> [Problem details] Repeat verbatim only the lines from the one with "Give me the Plotly source for this chart." through the one with "import plotly.graph_objects as go", both ends kept. Pictures stay out.

==*==

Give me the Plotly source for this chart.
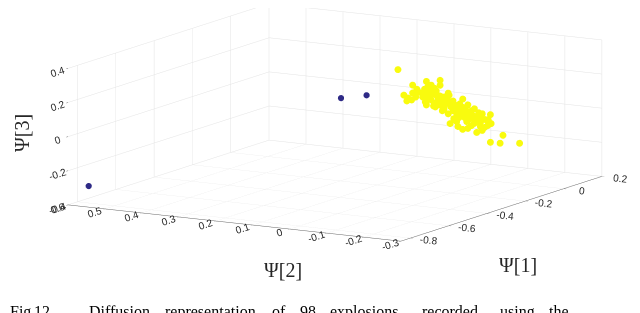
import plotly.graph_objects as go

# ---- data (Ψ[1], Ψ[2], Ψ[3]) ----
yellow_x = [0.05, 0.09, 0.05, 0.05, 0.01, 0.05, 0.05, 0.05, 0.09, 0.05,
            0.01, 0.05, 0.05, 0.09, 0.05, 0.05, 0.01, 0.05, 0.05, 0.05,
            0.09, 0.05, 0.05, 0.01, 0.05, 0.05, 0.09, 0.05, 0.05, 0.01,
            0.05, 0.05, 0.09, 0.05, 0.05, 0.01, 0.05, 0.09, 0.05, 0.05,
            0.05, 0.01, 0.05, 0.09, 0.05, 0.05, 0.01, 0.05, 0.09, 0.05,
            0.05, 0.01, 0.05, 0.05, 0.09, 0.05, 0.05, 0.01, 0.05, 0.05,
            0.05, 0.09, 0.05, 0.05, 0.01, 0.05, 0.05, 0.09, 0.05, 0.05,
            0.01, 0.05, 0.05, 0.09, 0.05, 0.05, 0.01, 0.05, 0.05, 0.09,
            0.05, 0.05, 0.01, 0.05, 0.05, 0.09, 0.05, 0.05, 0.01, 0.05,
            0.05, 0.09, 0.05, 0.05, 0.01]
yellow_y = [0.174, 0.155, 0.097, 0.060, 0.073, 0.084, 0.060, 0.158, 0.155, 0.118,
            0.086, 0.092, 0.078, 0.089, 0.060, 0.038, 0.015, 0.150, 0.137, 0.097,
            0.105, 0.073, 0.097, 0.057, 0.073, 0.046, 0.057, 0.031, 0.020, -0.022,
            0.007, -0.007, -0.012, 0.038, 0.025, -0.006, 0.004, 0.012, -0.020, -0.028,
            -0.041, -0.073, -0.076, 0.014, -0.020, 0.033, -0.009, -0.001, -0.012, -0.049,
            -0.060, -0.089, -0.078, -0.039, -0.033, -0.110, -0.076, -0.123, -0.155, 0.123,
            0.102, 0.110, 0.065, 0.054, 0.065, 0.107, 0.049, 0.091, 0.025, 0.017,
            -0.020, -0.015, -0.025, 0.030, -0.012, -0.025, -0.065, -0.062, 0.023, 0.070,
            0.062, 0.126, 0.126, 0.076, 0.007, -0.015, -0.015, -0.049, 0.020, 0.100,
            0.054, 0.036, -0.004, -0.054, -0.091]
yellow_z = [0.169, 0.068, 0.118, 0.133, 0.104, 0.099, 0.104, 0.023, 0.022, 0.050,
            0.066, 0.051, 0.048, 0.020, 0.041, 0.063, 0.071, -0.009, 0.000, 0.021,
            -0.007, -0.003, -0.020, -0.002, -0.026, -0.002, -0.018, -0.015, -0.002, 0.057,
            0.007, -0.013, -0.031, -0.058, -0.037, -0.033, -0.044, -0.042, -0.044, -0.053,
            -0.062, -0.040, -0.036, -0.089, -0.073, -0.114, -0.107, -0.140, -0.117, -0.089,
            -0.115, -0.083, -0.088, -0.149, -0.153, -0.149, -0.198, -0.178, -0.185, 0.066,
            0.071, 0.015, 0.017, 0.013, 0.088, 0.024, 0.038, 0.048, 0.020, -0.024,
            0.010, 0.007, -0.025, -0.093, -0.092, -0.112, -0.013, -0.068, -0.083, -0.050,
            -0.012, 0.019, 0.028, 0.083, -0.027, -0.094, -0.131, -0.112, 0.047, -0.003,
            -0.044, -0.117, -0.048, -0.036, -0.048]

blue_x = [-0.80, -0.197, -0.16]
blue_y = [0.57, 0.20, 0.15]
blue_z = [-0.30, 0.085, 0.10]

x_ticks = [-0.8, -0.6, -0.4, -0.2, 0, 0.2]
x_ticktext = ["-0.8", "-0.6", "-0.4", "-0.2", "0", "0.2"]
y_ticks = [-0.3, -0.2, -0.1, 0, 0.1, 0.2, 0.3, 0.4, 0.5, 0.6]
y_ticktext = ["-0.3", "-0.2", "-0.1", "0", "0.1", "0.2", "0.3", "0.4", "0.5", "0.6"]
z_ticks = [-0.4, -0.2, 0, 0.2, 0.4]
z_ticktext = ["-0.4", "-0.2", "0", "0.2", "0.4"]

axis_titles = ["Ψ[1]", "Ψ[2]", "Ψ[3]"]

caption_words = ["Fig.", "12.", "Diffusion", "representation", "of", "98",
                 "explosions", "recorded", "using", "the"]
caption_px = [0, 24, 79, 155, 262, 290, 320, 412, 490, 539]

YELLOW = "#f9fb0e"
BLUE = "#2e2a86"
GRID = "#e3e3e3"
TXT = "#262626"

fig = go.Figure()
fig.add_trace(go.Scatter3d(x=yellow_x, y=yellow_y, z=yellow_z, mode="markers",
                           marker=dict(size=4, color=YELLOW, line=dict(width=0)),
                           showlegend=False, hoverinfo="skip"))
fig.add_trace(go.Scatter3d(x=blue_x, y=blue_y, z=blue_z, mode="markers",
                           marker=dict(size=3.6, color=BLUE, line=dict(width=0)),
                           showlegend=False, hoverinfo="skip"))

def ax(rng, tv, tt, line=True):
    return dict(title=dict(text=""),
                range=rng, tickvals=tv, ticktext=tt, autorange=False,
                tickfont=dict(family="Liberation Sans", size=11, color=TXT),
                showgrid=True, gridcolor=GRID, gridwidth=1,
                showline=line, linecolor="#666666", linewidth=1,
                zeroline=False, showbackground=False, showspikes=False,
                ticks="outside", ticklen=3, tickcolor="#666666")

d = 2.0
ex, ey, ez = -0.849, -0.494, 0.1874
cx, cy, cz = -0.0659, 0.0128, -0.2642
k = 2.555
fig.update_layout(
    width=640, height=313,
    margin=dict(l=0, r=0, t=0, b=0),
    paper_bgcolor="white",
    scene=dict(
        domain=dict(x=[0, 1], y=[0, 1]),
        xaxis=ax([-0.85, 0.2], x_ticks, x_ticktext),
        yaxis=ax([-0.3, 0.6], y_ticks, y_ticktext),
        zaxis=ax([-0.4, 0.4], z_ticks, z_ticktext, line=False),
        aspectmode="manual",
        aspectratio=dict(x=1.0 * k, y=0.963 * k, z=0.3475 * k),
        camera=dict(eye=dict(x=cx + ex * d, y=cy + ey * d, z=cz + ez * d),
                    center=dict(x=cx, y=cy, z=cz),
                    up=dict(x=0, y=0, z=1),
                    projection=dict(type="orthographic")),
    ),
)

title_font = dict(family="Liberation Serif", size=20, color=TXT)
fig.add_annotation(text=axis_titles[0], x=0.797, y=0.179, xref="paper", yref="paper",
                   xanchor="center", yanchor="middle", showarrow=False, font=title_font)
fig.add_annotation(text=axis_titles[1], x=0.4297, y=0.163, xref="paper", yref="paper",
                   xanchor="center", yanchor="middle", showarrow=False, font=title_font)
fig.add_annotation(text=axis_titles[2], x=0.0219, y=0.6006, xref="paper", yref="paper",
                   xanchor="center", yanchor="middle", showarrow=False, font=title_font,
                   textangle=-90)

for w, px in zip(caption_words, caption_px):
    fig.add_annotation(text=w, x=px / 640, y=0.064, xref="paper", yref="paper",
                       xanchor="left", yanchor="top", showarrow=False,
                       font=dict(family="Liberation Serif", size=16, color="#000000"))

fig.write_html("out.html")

==*==

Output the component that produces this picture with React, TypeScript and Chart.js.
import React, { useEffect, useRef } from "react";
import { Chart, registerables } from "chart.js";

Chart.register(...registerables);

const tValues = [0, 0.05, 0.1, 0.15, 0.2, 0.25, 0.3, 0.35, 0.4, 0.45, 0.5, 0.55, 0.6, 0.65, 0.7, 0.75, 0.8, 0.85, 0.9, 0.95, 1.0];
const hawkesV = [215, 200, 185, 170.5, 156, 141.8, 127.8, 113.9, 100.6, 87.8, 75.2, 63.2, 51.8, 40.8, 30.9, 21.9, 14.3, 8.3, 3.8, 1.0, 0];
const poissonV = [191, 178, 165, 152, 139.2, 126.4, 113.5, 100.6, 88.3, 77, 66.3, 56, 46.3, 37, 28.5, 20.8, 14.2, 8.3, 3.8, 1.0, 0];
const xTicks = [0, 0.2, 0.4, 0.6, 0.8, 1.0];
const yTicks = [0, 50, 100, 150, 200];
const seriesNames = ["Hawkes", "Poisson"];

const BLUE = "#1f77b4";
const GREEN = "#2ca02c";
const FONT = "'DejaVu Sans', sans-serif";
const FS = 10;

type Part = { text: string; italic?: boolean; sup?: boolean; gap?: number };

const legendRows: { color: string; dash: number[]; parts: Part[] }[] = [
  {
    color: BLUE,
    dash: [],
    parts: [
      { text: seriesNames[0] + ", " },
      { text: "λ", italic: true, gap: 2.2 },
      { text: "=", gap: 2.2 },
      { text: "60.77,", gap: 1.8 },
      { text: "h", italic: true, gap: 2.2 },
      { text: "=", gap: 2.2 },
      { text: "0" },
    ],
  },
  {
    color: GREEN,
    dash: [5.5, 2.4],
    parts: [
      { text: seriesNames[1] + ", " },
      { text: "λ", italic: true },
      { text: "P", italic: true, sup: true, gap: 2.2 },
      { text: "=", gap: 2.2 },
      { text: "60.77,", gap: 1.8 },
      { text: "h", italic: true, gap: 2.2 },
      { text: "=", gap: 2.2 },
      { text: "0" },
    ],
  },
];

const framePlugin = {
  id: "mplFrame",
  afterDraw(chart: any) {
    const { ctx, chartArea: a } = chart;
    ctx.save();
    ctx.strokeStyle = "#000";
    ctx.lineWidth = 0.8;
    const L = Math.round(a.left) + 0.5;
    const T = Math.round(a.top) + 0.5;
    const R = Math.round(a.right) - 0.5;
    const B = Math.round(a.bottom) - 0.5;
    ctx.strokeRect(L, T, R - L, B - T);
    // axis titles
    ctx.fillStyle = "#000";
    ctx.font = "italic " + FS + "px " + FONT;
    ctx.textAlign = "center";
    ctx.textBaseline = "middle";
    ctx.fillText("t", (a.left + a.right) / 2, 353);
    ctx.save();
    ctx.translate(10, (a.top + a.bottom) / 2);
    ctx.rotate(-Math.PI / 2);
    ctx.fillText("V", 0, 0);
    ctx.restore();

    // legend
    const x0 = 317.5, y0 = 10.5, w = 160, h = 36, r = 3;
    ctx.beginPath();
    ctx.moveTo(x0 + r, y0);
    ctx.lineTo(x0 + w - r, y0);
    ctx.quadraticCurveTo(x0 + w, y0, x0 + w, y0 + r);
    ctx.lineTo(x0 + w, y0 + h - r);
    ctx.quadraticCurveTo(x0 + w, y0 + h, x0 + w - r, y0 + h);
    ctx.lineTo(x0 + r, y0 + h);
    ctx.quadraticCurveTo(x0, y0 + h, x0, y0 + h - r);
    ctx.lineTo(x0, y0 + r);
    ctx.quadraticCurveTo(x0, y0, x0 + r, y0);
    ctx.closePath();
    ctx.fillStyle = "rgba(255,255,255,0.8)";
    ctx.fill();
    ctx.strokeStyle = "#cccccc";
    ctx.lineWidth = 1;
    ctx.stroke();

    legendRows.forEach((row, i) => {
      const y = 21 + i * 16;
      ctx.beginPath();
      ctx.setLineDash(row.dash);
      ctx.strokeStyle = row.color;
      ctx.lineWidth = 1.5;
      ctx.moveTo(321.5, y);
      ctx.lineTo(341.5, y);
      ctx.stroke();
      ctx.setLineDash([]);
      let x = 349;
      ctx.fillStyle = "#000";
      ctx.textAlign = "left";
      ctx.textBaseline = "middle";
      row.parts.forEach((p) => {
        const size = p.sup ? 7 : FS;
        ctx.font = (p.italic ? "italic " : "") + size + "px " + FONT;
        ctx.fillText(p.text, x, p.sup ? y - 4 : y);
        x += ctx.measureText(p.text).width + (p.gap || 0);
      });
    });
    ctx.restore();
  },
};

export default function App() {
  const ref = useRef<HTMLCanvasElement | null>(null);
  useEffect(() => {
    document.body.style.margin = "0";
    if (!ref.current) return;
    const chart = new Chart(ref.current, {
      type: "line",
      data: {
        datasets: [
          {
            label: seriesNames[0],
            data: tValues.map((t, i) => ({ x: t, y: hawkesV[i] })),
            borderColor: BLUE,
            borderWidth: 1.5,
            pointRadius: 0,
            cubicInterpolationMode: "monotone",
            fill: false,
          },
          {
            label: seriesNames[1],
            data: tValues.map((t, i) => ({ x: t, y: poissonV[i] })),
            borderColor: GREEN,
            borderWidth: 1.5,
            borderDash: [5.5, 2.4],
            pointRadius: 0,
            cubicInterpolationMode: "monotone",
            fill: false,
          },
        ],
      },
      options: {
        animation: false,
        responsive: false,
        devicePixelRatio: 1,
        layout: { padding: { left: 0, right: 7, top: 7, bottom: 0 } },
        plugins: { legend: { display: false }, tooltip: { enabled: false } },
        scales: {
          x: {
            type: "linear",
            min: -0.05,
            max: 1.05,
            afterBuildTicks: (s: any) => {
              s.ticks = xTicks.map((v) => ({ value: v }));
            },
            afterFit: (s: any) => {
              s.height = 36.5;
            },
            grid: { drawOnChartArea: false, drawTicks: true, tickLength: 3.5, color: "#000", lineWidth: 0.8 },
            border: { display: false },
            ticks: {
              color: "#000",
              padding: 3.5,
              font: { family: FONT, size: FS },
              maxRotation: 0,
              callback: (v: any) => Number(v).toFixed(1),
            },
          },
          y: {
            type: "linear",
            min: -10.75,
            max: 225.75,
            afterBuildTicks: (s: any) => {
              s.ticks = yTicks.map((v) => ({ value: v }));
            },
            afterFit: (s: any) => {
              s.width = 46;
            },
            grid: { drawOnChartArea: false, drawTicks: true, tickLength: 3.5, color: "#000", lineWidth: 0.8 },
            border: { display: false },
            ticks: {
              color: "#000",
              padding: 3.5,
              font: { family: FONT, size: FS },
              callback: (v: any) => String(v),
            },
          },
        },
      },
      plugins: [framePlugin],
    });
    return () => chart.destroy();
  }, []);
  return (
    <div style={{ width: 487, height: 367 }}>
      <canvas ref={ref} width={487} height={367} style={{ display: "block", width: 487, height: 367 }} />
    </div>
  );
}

==*==

> [Exercise solution]
Give me the Plotly source for this chart.
import plotly.graph_objects as go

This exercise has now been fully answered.